LLM text makes human interactions less fun

written by Ruud van Asseldonk
published

All humans are unique. We look different, have different voices, different mannerisms, different fashion preferences, different ways of speaking, and different personalities. Part of what makes life fun, is getting to know those other humans, and building deeper connections with them.

LLMs are, in one sense, all the same. Everybody uses the same foundation models, and the handful that are there, are trained in a way that makes their default writing styles very similar.

I have a remote job in tech. This means that a large part of my interactions with other humans happens online, through text. In text, the things that set us apart are stripped away. You don’t hear voices or intonation, you don’t see faces and body language. We may get to pick a tiny picture as avatar, but even the fonts are uniform. The one thing that remains in text — the last trace of personality that cannot be stripped away — is writing style.

Learning to recognize somebodies writing style is part of getting to know that person, just like learning what their taste in food or music is. With people I know well, I can often identify the author by the writing style in natural languages that I’m fluent in, and sometimes even in code. That we express ourselves in different ways, is what makes interacting with other people fun!

When people start using LLMs to inflate text for them, or to rewrite text to sound more professional or eloquent, that last trace of personality is lost. I can often spot LLM use by the writing style, and it makes me sad when real humans do that. It’s the equivalent of turning off your camera in a video call: hiding behind uniformity, erasing personality.

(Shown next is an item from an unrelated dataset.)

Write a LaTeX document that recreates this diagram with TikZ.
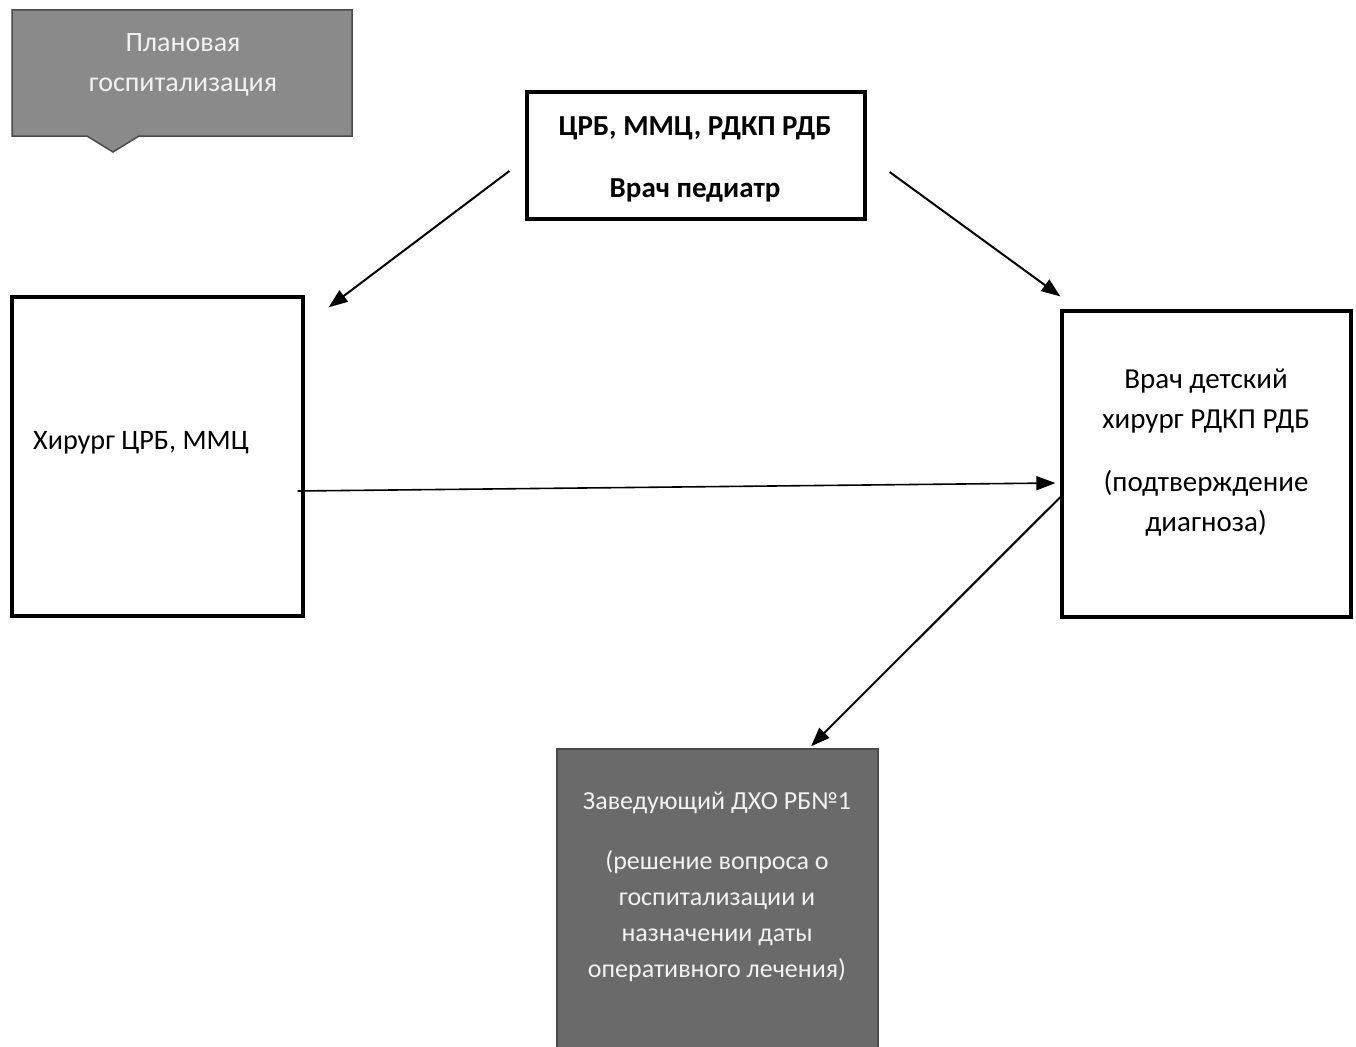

When LLMs became popular, I initially thought they could bring productivity gains, and help less advanced speakers express themselves. But as LLMs get integrated into our daily lives, LLM-generated text starts to feel more like a double insult: it says “I couldn’t be bothered to spend time writing this myself,” yet it makes me waste time reading through the generated fluff! It would be more respectful of each other’s time to just share the prompt directly. As for helping less advanced speakers, I now realize that I much prefer to read broken English, over reading something that sounds like AI slop. Because then, at least I feel like I’m interacting with a person!

All of this is not to say that LLMs are not useful, or that they can’t impersonate different writing styles when prompted. It’s just that when I’m interacting with other people, I like to interact with those people directly, and not through an LLM filter that strips away personality, and removes the joy from human interactions.